Avaliamos que nossa turma
teve uma trajetória de encontro, desencontro e um bonito reencontro no final,
quando começamos a transformar diferenças e semelhanças em mudanças e trocas
profundas, que junto com todas as reflexões que o curso de Psicologia por si só
é capaz de promover, contribuíram muito para transformações em nós como
indivíduos e como coletivo – creio que aprendemos muito uns com os outros.
Essas mudanças também se
estenderam ao nosso currículo e nossas aulas, através do processo de avaliação
de curso. Assim fomos caminhando como turma, usando nossa diversidade a seu
próprio favor.
Esse caminho
hoje chega em seu ápice: nos tornamos psicólogos ao recebermos o diploma da
Universidade Federal de Santa Catarina. Este diploma que recebemos é
resultado do mérito individual de cada um na sua entrada e conclusão do
curso, não há dúvidas. Mas não podemos reduzí-lo a isso. Em 1983, 31 anos
atrás, o Ministério da Educação e Cultura reconhecia o curso em que nos
graduamos hoje. Nesse momento, a nação fazia a escolha de formar em Santa
Catarina psicólogos que pudessem contribuir para o desenvolvimento econômico e
social do nosso estado e país. Pelo esforço coletivo de um povo, nos foram
fornecidas salas de aula, cadeiras, alimentação, livros, professores etc...

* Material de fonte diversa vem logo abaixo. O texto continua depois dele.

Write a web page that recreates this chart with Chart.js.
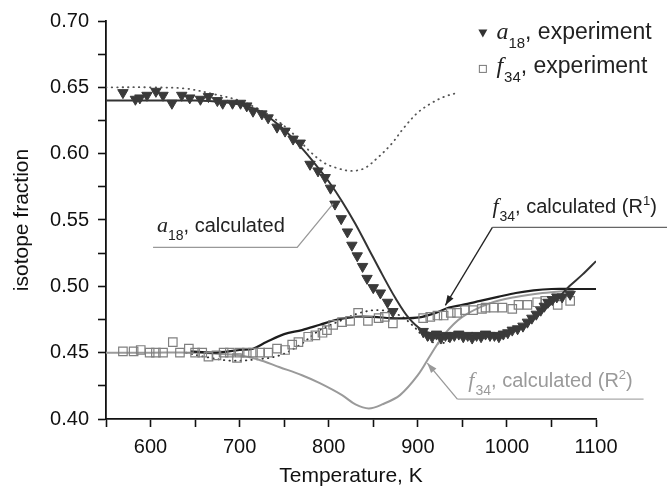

Estes fatos tornam nosso diploma mais que uma mera etapa em nossas vidas, mas
nos imbui de uma missão. Sairemos daqui carregando em um pedaço de papel os
sonhos e esperanças que são depositados em nossa profissão. Sonhos estes que se amparam na ideia de que a Psicologia pode mudar o país e a vida dos que nele vivem. E munidos disso,
vamos nos deparar com as contradições do subdesenvolvimento:
um Brasil que é o 6º país mais desigual
do globo, embora seja a 7ª maior economia; um Estado que mata, em média, 5 civis por dia; uma sociedade que mata 1 pessoa a cada dois dias
por conta de sua orientação sexual; um país com
mais de meio milhão de seus cidadãos presos, donde sua maioria são negros; um país com quase 10% de sua população adulta
analfabeta; que tem 25 mil sujeitos em condições de
trabalho escravo e outras 150 mil em condição de trabalho infantil; onde 1% da população detém quase metade das terras
produtivas; um país onde
50 milhões de cidadãos sequer tem um teto para morar, mesmo com um número de
domicílios vagos que supera o déficit habitacional. Estes, dentre
tantos outros temas, delineiam uma série de problemas estruturais do país onde
vivemos. De que forma tudo isso afeta o pensamento e a condição psicológica dos
sujeitos brasileiros? Como se dá o processo de subjetivação em um país como o
nosso? Como é sofrer, como é ser feliz aqui? O que estas pessoas tem para nos
ensinar e para nos falar - de que forma devemos qualificar nossa escuta diante
deste contexto? Por isso, dizemos que hoje recebemos não apenas o fruto de mais
uma de nossas conquistas, mas a incumbência de investigar o fenômeno
psicológico dentro da nossa realidade, pra que possamos exercer a construção de
uma psicologia necessária: uma psicologia brasileira.
Dentro da
academia, se faz com razão a crítica de que se interpreta muito e se faz
pouco. Por isso, nós, que nos recusamos a incorrer a tal erro, sempre nos
perguntamos: O que fazer?
Arriscamos
aqui uma proposta. Lembremos, sempre, da força que tivemos com nossa avaliação
de curso. Resgatemos sempre esta experiência: a de que pensando igual ou
diferente, é apenas quando nos juntamos pra falar sobre isso que conseguimos
propor e criar. A experiência do protagonismo e a experiência da troca. A
experiência que nos mostrou que juntos nos faremos sempre mais fortes e capazes
de enfrentar nossos desafios. Estão aí as mudanças curriculares que não nos deixam mentir, e que aconteceram quando os estudantes se juntaram para conversar sobre seus problemas. Por isso, colegas, eu e Ana lhes dizemos de coração: Aprendemos muito com vocês. Possivelmente mais do que livros e algumas aulas poderiam ensinar. Estes momentos nos serviram muito! Obrigado.
Quando
entramos na faculdade, no segundo dia de aula, subimos em cadeiras, recebendo
olhares e perguntas de veteranos aos berros: “Por que Psicologia, calouro?”.
Ontem, foi o
dia do Psicólogo. Hoje, saímos da graduação para entrarmos no mundo do
trabalho.
A pergunta não deve ser mais “Por que,
Psicologia?”, mas desejamos que de tempos em tempos tenhamos disposição para
nos perguntarmos: “Pra quê Psicologia?”
Discurso escrito pelos formandos Ana Raquel e Luís Dias, proferido no dia 28 de Agosto de 2014.